Task instructions: Pick out each line containing the string "Rebuild".

Input material:
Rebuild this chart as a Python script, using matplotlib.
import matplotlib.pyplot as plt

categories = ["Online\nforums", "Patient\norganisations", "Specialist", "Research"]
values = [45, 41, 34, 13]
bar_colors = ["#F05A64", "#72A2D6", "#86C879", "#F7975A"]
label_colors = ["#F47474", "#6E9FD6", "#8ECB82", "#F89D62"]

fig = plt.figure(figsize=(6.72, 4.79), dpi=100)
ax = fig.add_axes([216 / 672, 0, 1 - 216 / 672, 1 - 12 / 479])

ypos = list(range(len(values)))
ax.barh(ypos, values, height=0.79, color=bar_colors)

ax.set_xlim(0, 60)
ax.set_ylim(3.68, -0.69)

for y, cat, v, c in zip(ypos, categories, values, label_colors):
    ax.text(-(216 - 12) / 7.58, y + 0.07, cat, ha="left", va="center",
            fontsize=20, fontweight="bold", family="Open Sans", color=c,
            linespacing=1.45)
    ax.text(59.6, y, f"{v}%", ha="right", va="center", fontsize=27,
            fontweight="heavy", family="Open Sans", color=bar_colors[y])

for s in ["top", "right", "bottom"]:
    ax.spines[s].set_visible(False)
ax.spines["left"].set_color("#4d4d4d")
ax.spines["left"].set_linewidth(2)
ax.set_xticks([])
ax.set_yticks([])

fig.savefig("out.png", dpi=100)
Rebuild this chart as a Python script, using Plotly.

The completed task:
Rebuild this chart as a Python script, using matplotlib.
Rebuild this chart as a Python script, using Plotly.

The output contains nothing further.